Lívio e Bia explicam que quando fecham esse tipo de contrato, contam a quantidade de mesas no local e, durante a apresentação, a quantidade de pessoas presentes para uma ideia de valor de acordo com o que foi cobrado. “É simples e fácil. Quando é bar, a gente só conta quantas mesas ou quantas pessoas entraram. Aí depois a gente pede o couvert e, em alguns casos, finge que eles tão sendo honestos”, conta em tom de ironia.
Já do outro lado, o Sindicato dos hoteleiros e garçons do Piauí (Sintshogastro), que fiscaliza os bares e casas de shows, alega que não trata desse assunto, tendo em vista que é uma negociação entre o empresário e o artista.
Marco Barbosa, que já atua há vários anos gerenciando bares na cidade, explica que sempre repassa o valor integral aos artistas, mas que a estratégia da contagem feita pelos músicos nem sempre bate com a realidade. Isso porque muitos clientes se recusam a pagar. “Os problemas mais corriqueiros sobre a recusa a pagar o couvert são eles alegando que chegaram há pouco tempo, sendo que o sistema avisa quanto tempo a mesa está aberta. Às vezes, um grupo de cinco, seis pessoas, pede para tirar metade. Vemos gente que chega no começo da apresentação do artista e que você vê que ela está gostando, está cantando, está curtindo e que no final, mesmo assim, se recusa a pagar”, lamenta. “Quando eu estou no caixa ou gerenciando à noite, que as pessoas se recusam a pagar, eu sempre coloco a responsabilidade para eles irem falar com o artista, até porque o dinheiro é deles”, completa.
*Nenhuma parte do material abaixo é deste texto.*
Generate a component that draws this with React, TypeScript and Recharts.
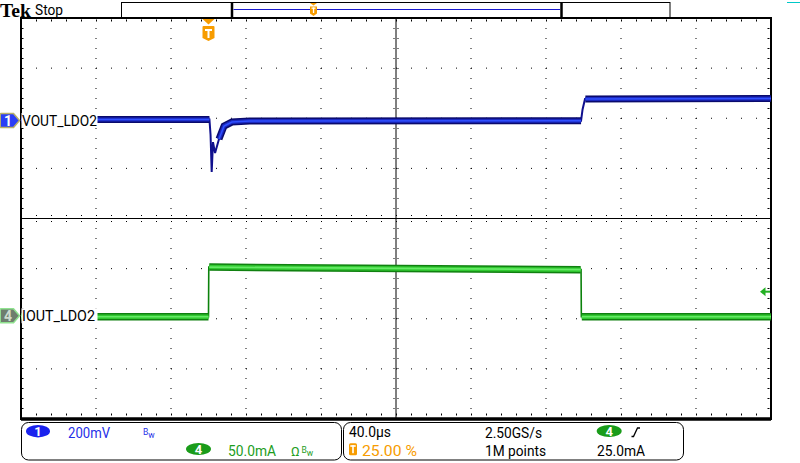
import React from 'react';
import { LineChart, Line, XAxis, YAxis, ReferenceLine, ReferenceArea } from 'recharts';

// ---------- scope settings ----------
const T_MIN = -100; // µs, relative to trigger (trigger at 25 % of record)
const T_MAX = 300;
const US_PER_DIV = 40;
const GRID_X_DIVS = [1, 2, 3, 4, 6, 7, 8, 9];
const GRID_Y_DIVS = [-3, -2, -1, 1, 2, 3];
const T_CENTER = T_MIN + 5 * US_PER_DIV;

const CH1_MV_PER_DIV = 200;
const CH1_POS_DIV = 1.975;
const CH4_MA_PER_DIV = 50;
const CH4_POS_DIV = -1.96;
const TRIGGER_LEVEL_MA = 25;

const V_DOMAIN: [number, number] = [(-4 - CH1_POS_DIV) * CH1_MV_PER_DIV, (4 - CH1_POS_DIV) * CH1_MV_PER_DIV];
const I_DOMAIN: [number, number] = [(-4 - CH4_POS_DIV) * CH4_MA_PER_DIV, (4 - CH4_POS_DIV) * CH4_MA_PER_DIV];

// ---------- waveform data ----------
// CH1 VOUT_LDO2 (mV relative to channel marker)
const VOUT_T = [-100, 0.5, 1.1, 1.7, 2.4, 3.5, 5.6, 8.3, 12.5, 22, 198.7, 199.5, 200.8, 300];
const VOUT_MV = [0, 0, -62, -209, -90, -134, -78, -26, -10, -6, -5, 40, 82, 84];
const VOUT_BAND_T = [-100, 0.5, 0.6, 5.6, 8.3, 12.5, 22, 198.7, 198.8, 201, 300];
const VOUT_BAND_MV: (number | null)[] = [0, 0, null, -78, -26, -10, -6, -5, null, 82, 84];

// CH4 IOUT_LDO2 (mA)
const IOUT_T = [-100, 0, 0.15, 198.7, 198.85, 300];
const IOUT_MA = [0, 0, 49.5, 47, 0, 0];
const IOUT_BAND_T = [-100, 0, 0.1, 0.4, 198.5, 198.6, 199.1, 300];
const IOUT_BAND_MA: (number | null)[] = [0, 0, null, 49.5, 47, null, 0, 0];

const vRows = VOUT_T.map((t, i) => ({ t, v: VOUT_MV[i] }));
const vBandRows = VOUT_BAND_T.map((t, i) => ({ t, v: VOUT_BAND_MV[i] }));
const iRows = IOUT_T.map((t, i) => ({ t, i: IOUT_MA[i] }));
const iBandRows = IOUT_BAND_T.map((t, i) => ({ t, i: IOUT_BAND_MA[i] }));

const PX_X = (T_MAX - T_MIN) / 750; // µs per pixel
const PX_Y = 8 / 401; // div per pixel

const BLUE = '#1f2fe8';
const GREEN = '#1d9d1d';
const ORANGE = '#f79c00';
const FONT = 'Roboto, "DejaVu Sans", sans-serif';

const TriggerMarker = (props: any) => {
  const vb = props.viewBox || {};
  const x = vb.x;
  const y = vb.y;
  return (
    <g>
      <path d={`M${x - 6},${y + 1} h12 l-6,5.5 z`} fill={ORANGE} />
      <path d={`M${x - 6},${y + 9} q0,-1 1,-1 h10 q1,0 1,1 v11 l-6,3 l-6,-3 z`} fill={ORANGE} />
      <rect x={x - 3.5} y={y + 11} width={7} height={2} fill="#fff" />
      <rect x={x - 1} y={y + 11} width={2} height={9} fill="#fff" />
    </g>
  );
};

const ChannelMarker = (props: any) => {
  const vb = props.viewBox || {};
  const { num, name, fill, border, txt, textWidth, dy } = props;
  const y = vb.y + dy;
  const x0 = vb.x;
  return (
    <g>
      <rect x={x0 + 0.5} y={y - 7.5} width={76} height={15} fill="#fff" />
      <path
        d={`M1,${y - 7} h12.5 l6,7 l-6,7 h-12.5 q-0.8,0 -0.8,-0.8 v-12.4 q0,-0.8 0.8,-0.8 z`}
        fill={fill}
        stroke={border}
        strokeWidth={1.5}
      />
      <text x={8} y={y + 5} fontFamily={FONT} fontSize={14} fontWeight={700} fill={txt} textAnchor="middle">
        {num}
      </text>
      <text
        x={x0 + 1}
        y={y + 5.5}
        fontFamily={FONT}
        fontSize={15}
        fill="#000"
        textLength={textWidth}
        lengthAdjust="spacingAndGlyphs"
      >
        {name}
      </text>
    </g>
  );
};

const TriggerLevelArrow = (props: any) => {
  const vb = props.viewBox || {};
  const xr = vb.x + vb.width;
  const y = vb.y;
  return (
    <g>
      <path d={`M${xr - 11},${y} l5.5,-4.5 v9 z`} fill="#22b022" />
      <rect x={xr - 6} y={y - 1} width={5} height={2} fill="#22b022" />
    </g>
  );
};

const gridLineProps = { stroke: '#000', strokeWidth: 1, ifOverflow: 'visible' as const };

export default function App() {
  React.useEffect(() => {
    document.body.style.margin = '0';
  }, []);

  const vertGrid = GRID_X_DIVS.map((k) => T_MIN + k * US_PER_DIV);

  return (
    <div style={{ position: 'fixed', left: 0, top: 0, width: 800, height: 463, background: '#fff', overflow: 'hidden' }}>
      <LineChart width={800} height={463} margin={{ top: 18, right: 29, bottom: 44, left: 21 }}>
        <XAxis type="number" dataKey="t" domain={[T_MIN, T_MAX]} hide allowDataOverflow />
        <YAxis yAxisId="d" type="number" domain={[-4, 4]} hide allowDataOverflow />
        <YAxis yAxisId="v" type="number" domain={V_DOMAIN} hide allowDataOverflow />
        <YAxis yAxisId="i" type="number" domain={I_DOMAIN} hide allowDataOverflow />

        {/* graticule */}
        {GRID_Y_DIVS.map((d) => (
          <ReferenceLine key={'gy' + d} yAxisId="d" y={d} {...gridLineProps} strokeDasharray="1 14" />
        ))}
        {vertGrid.map((t) => (
          <ReferenceLine key={'gx' + t} yAxisId="d" x={t} {...gridLineProps} strokeDasharray="1 9" />
        ))}
        <ReferenceLine yAxisId="d" y={0} {...gridLineProps} />
        <ReferenceLine yAxisId="d" x={T_CENTER} {...gridLineProps} />
        <ReferenceLine yAxisId="d" y={3 * PX_Y} {...gridLineProps} strokeDasharray="1 14" />
        <ReferenceLine yAxisId="d" y={-3 * PX_Y} {...gridLineProps} strokeDasharray="1 14" />
        <ReferenceLine yAxisId="d" x={T_CENTER - 2 * PX_X} {...gridLineProps} strokeDasharray="1 9" />
        <ReferenceLine yAxisId="d" x={T_CENTER + 2 * PX_X} {...gridLineProps} strokeDasharray="1 9" />
        {/* edge ticks */}
        <ReferenceLine yAxisId="d" y={4 - 2.5 * PX_Y} {...gridLineProps} strokeWidth={2} strokeDasharray="1 14" />
        <ReferenceLine yAxisId="d" y={-4 + 4.5 * PX_Y} {...gridLineProps} strokeWidth={2} strokeDasharray="1 14" />
        <ReferenceLine yAxisId="d" x={T_MIN + 1.5 * PX_X} {...gridLineProps} strokeWidth={2} strokeDasharray="1 9" />
        <ReferenceLine yAxisId="d" x={T_MAX - 2.5 * PX_X} {...gridLineProps} strokeWidth={2} strokeDasharray="1 9" />
        <ReferenceArea yAxisId="d" x1={T_MIN} x2={T_MAX} y1={-4} y2={4} fill="none" stroke="#000" strokeWidth={2} fillOpacity={0} ifOverflow="visible" />
        <ReferenceLine yAxisId="d" y={-4} stroke="#000" strokeWidth={3.5} ifOverflow="visible" />

        {/* CH4 current */}
        <Line data={iRows} dataKey="i" yAxisId="i" type="linear" stroke="#0c820c" strokeWidth={1.6} dot={false} activeDot={false} isAnimationActive={false} />
        <Line data={iBandRows} dataKey="i" yAxisId="i" type="linear" stroke="#108010" strokeWidth={7.5} dot={false} activeDot={false} isAnimationActive={false} connectNulls={false} />
        <Line data={iBandRows} dataKey="i" yAxisId="i" type="linear" stroke="#30c830" strokeWidth={4.5} dot={false} activeDot={false} isAnimationActive={false} connectNulls={false} />
        <Line data={iBandRows} dataKey="i" yAxisId="i" type="linear" stroke="#66ea66" strokeWidth={1.6} dot={false} activeDot={false} isAnimationActive={false} connectNulls={false} />

        {/* CH1 voltage */}
        <Line data={vRows} dataKey="v" yAxisId="v" type="linear" stroke="#10108e" strokeWidth={2} dot={false} activeDot={false} isAnimationActive={false} />
        <Line data={vBandRows} dataKey="v" yAxisId="v" type="linear" stroke="#0a0a6c" strokeWidth={7} dot={false} activeDot={false} isAnimationActive={false} connectNulls={false} />
        <Line data={vBandRows} dataKey="v" yAxisId="v" type="linear" stroke="#1a28c0" strokeWidth={4} dot={false} activeDot={false} isAnimationActive={false} connectNulls={false} />
        <Line data={vBandRows} dataKey="v" yAxisId="v" type="linear" stroke="#3050ff" strokeWidth={1.5} dot={false} activeDot={false} isAnimationActive={false} connectNulls={false} />

        {/* markers */}
        <ReferenceLine yAxisId="d" x={0} stroke="none" ifOverflow="visible" label={(p: any) => <TriggerMarker {...p} />} />
        <ReferenceLine
          yAxisId="v"
          y={0}
          stroke="none"
          ifOverflow="visible"
          label={(p: any) => (
            <ChannelMarker {...p} num="1" name="VOUT_LDO2" fill="#2a3ef6" border="#b8b068" txt="#ffffff" textWidth={75} dy={1} />
          )}
        />
        <ReferenceLine
          yAxisId="i"
          y={0}
          stroke="none"
          ifOverflow="visible"
          label={(p: any) => (
            <ChannelMarker {...p} num="4" name="IOUT_LDO2" fill="#6e7e6e" border="#8fe28f" txt="#cfdccf" textWidth={73} dy={-1} />
          )}
        />
        <ReferenceLine yAxisId="i" y={TRIGGER_LEVEL_MA} stroke="none" ifOverflow="visible" label={(p: any) => <TriggerLevelArrow {...p} />} />
      </LineChart>

      <svg width={800} height={463} style={{ position: 'absolute', left: 0, top: 0, pointerEvents: 'none' }}>
        {/* header */}
        <text x={0} y={16.8} fontFamily='"Liberation Serif", serif' fontWeight={700} fontSize={19} fill="#000" textLength={31} lengthAdjust="spacingAndGlyphs">
          Tek
        </text>
        <text x={35} y={15} fontFamily={FONT} fontSize={14} fill="#000" textLength={28} lengthAdjust="spacingAndGlyphs">
          Stop
        </text>
        <rect x={121.5} y={2.5} width={548.5} height={15} fill="#fff" stroke="#000" strokeWidth={1} />
        <rect x={232} y={2.5} width={329.5} height={15} fill="none" stroke="#000" strokeWidth={1} />
        <line x1={232} y1={2} x2={232} y2={18} stroke="#000" strokeWidth={2.5} />
        <line x1={561.5} y1={2} x2={561.5} y2={18} stroke="#000" strokeWidth={2.5} />
        <line x1={233.5} y1={9.5} x2={560} y2={9.5} stroke="#1a1ad0" strokeWidth={1} />
        <path d="M310,3 h7 l-3.5,2.5 z" fill={ORANGE} />
        <path d="M310,6.5 h7 v7 l-3.5,2.5 l-3.5,-2.5 z" fill={ORANGE} />
        <rect x={311.5} y={7.5} width={4} height={1.3} fill="#fff" />
        <rect x={312.9} y={7.5} width={1.3} height={5.5} fill="#fff" />
        <line x1={787} y1={2.5} x2={800} y2={2.5} stroke="#00c8c8" strokeWidth={1} />

        {/* status boxes */}
        <rect x={21.5} y={422.5} width={320} height={37.5} rx={7} fill="#fff" stroke="#000" strokeWidth={1} />
        <rect x={343.5} y={422.5} width={340} height={37.5} rx={7} fill="#fff" stroke="#000" strokeWidth={1} />

        <ellipse cx={38} cy={431.2} rx={12} ry={6.2} fill="#1a22ee" />
        <text x={38} y={436} fontFamily={FONT} fontSize={13} fontWeight={700} fill="#fff" textAnchor="middle">1</text>
        <text x={68} y={437.7} fontFamily={FONT} fontSize={14.6} fill={BLUE} textLength={42} lengthAdjust="spacingAndGlyphs">200mV</text>
        <text x={143} y={434.5} fontFamily={FONT} fontSize={8.5} fill={BLUE}>B</text>
        <text x={148.2} y={437.8} fontFamily={FONT} fontSize={8.5} fill={BLUE}>w</text>

        <ellipse cx={198.5} cy={449} rx={12.5} ry={6} fill="#1a9c1a" />
        <text x={198.5} y={453.8} fontFamily={FONT} fontSize={13} fontWeight={700} fill="#fff" textAnchor="middle">4</text>
        <text x={228} y={456.2} fontFamily={FONT} fontSize={14.6} fill={GREEN} textLength={48} lengthAdjust="spacingAndGlyphs">50.0mA</text>
        <text x={291} y={456.2} fontFamily={FONT} fontSize={13} fill={GREEN}>Ω</text>
        <text x={301.5} y={453} fontFamily={FONT} fontSize={8.5} fill={GREEN}>B</text>
        <text x={306.8} y={456.3} fontFamily={FONT} fontSize={8.5} fill={GREEN}>w</text>

        <text x={349} y={437.3} fontFamily={FONT} fontSize={14.6} fill="#000" textLength={42} lengthAdjust="spacingAndGlyphs">40.0µs</text>
        <rect x={349} y={443.3} width={8} height={12} rx={1.5} fill={ORANGE} />
        <rect x={350.3} y={445.2} width={5.4} height={1.6} fill="#fff" />
        <rect x={352.2} y={445.2} width={1.6} height={8} fill="#fff" />
        <text x={362} y={456.2} fontFamily={FONT} fontSize={14.6} fill={ORANGE} textLength={55} lengthAdjust="spacingAndGlyphs">25.00 %</text>

        <text x={485} y={437.7} fontFamily={FONT} fontSize={14.6} fill="#000" textLength={57} lengthAdjust="spacingAndGlyphs">2.50GS/s</text>
        <text x={485} y={456.2} fontFamily={FONT} fontSize={14.6} fill="#000" textLength={61} lengthAdjust="spacingAndGlyphs">1M points</text>

        <ellipse cx={609.2} cy={431} rx={12.5} ry={6} fill="#1a9c1a" />
        <text x={609.2} y={435.8} fontFamily={FONT} fontSize={13} fontWeight={700} fill="#fff" textAnchor="middle">4</text>
        <path d="M631.5,436.5 h2 l4,-8.5 h2.5" fill="none" stroke="#000" strokeWidth={1.3} />
        <text x={597} y={456.2} fontFamily={FONT} fontSize={14.6} fill="#000" textLength={48} lengthAdjust="spacingAndGlyphs">25.0mA</text>
      </svg>
    </div>
  );
}
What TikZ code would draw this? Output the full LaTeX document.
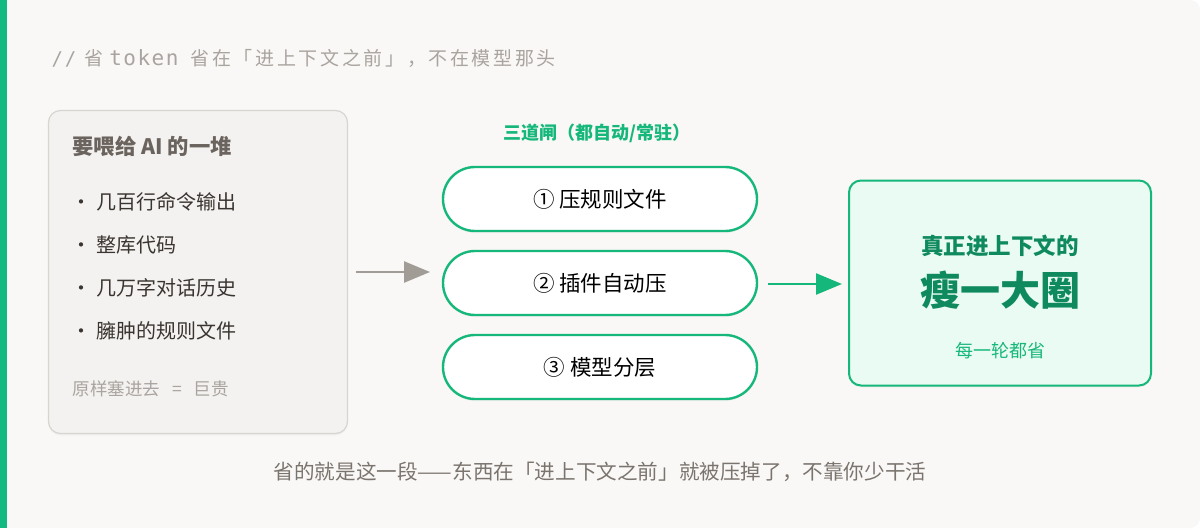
\documentclass[tikz,border=0pt]{standalone}
\usepackage{fontspec}
\setmainfont{Noto Sans CJK SC}
\newfontfamily\monofont{DejaVu Sans Mono}
\usetikzlibrary{arrows.meta,shadows}
\definecolor{bgpaper}{HTML}{F9F8F6}
\definecolor{barGreen}{HTML}{12B981}
\definecolor{pileFill}{HTML}{F3F2F0}
\definecolor{pileLine}{HTML}{D8D5D1}
\definecolor{pileHead}{HTML}{6B635D}
\definecolor{pileText}{HTML}{3A3531}
\definecolor{dimText}{HTML}{A9A49F}
\definecolor{arrowGray}{HTML}{A29C97}
\definecolor{gateGreen}{HTML}{16B77B}
\definecolor{slimFill}{HTML}{E9FBF2}
\definecolor{slimText}{HTML}{0F8A5E}
\definecolor{noteText}{HTML}{7B746E}
\begin{document}
\begin{tikzpicture}[x=1pt, y=-1pt,
    pilebox/.style={draw=pileLine, line width=1.2pt, fill=pileFill, rounded corners=12pt,
      drop shadow={opacity=0.06, shadow xshift=0pt, shadow yshift=-2pt}},
    pileitem/.style={anchor=west, text=pileText, font=\fontsize{20}{22}\selectfont},
    gatepill/.style={draw=gateGreen, line width=2.4pt, fill=white, rounded corners=32pt,
      minimum width=314pt, minimum height=64pt, text=black,
      font=\fontsize{21.5}{23}\selectfont,
      drop shadow={opacity=0.06, shadow xshift=0pt, shadow yshift=-2pt}},
    slimbox/.style={draw=gateGreen, line width=2pt, fill=slimFill, rounded corners=12pt,
      minimum width=302pt, minimum height=205pt,
      drop shadow={opacity=0.06, shadow xshift=0pt, shadow yshift=-2pt}},
    flow/.style={-{Triangle[length=26pt, width=21pt]}, line width=2.5pt}]
  % paper and side bar
  \fill[bgpaper, rounded corners=10pt] (0,0) rectangle (1200,528);
  \fill[barGreen] (0,0) rectangle (7,528);
  \useasboundingbox (0,0) rectangle (1200,528);

  % heading
  \node[anchor=west, text=dimText, font=\fontsize{19}{21}\selectfont\addfontfeatures{LetterSpace=14}] (head) at (48,58)
    {{\monofont\addfontfeatures{LetterSpace=10}//}\hspace{8pt}省\hspace{6pt}{\monofont\fontsize{21}{23}\selectfont\addfontfeatures{LetterSpace=7}token}\hspace{12pt}省在「进上下文之前」，不在模型那头};

  % the pile
  \node[pilebox, minimum width=299pt, minimum height=323pt] (pile) at (198,272) {};
  \node[anchor=west, text=pileHead, font=\fontsize{21.3}{23}\selectfont\bfseries] (pilehead) at (69,146) {要喂给 AI 的一堆};
  \node[pileitem] (item1) at (68,202) {·\hspace{5pt}几百行命令输出};
  \node[pileitem] (item2) at (68,245) {·\hspace{5pt}整库代码};
  \node[pileitem] (item3) at (68,288) {·\hspace{5pt}几万字对话历史};
  \node[pileitem] (item4) at (68,331) {·\hspace{5pt}臃肿的规则文件};
  \node[anchor=west, text=dimText, font=\fontsize{17.5}{19}\selectfont] (pricey) at (69,389) {原样塞进去\hspace{12pt}=\hspace{12pt}巨贵};

  % the gates
  \node[text=gateGreen, font=\fontsize{18}{20}\selectfont\bfseries] (gatehead) at (597,133) {三道闸（都自动/常驻）};
  \node[gatepill] (gate1) at (600,199) {① 压规则文件};
  \node[gatepill] (gate2) at (600,283) {② 插件自动压};
  \node[gatepill] (gate3) at (600,367) {③ 模型分层};

  % result
  \node[slimbox] (slim) at (1000,283) {};
  \node[text=slimText, font=\fontsize{22.5}{24}\selectfont\bfseries] (slimtop) at (1000,246) {真正进上下文的};
  \node[text=slimText, font=\fontsize{40}{42}\selectfont\bfseries] (slimbig) at (1000,290) {瘦一大圈};
  \node[text=gateGreen, font=\fontsize{18}{20}\selectfont] (slimnote) at (1000,351) {每一轮都省};

  % arrows
  \coordinate (inA) at (356,272);
  \coordinate (inB) at (430,272);
  \draw[flow, draw=arrowGray, fill=arrowGray] (inA) -- (inB);
  \coordinate (outA) at (768,284);
  \coordinate (outB) at (842,284);
  \draw[flow, draw=gateGreen, fill=gateGreen] (outA) -- (outB);

  % footnote
  \node[text=noteText, font=\fontsize{20.6}{22}\selectfont] (foot) at (600,472)
    {省的就是这一段——东西在「进上下文之前」就被压掉了，不靠你少干活};
\end{tikzpicture}
\end{document}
Para Marco, apesar de trabalhar com cachê fechado em alguns eventos, a preferência é sempre pelo pagamento do couvert, pois o próprio artista ajuda a divulgar o evento. “Porque é uma mão lavando a outra. A gente faz nossa mídia e tal, em redes sociais e outras coisas, mas o artista também busca a via de contato deles, juntar aos fãs e seguidores e tudo mais”, finaliza.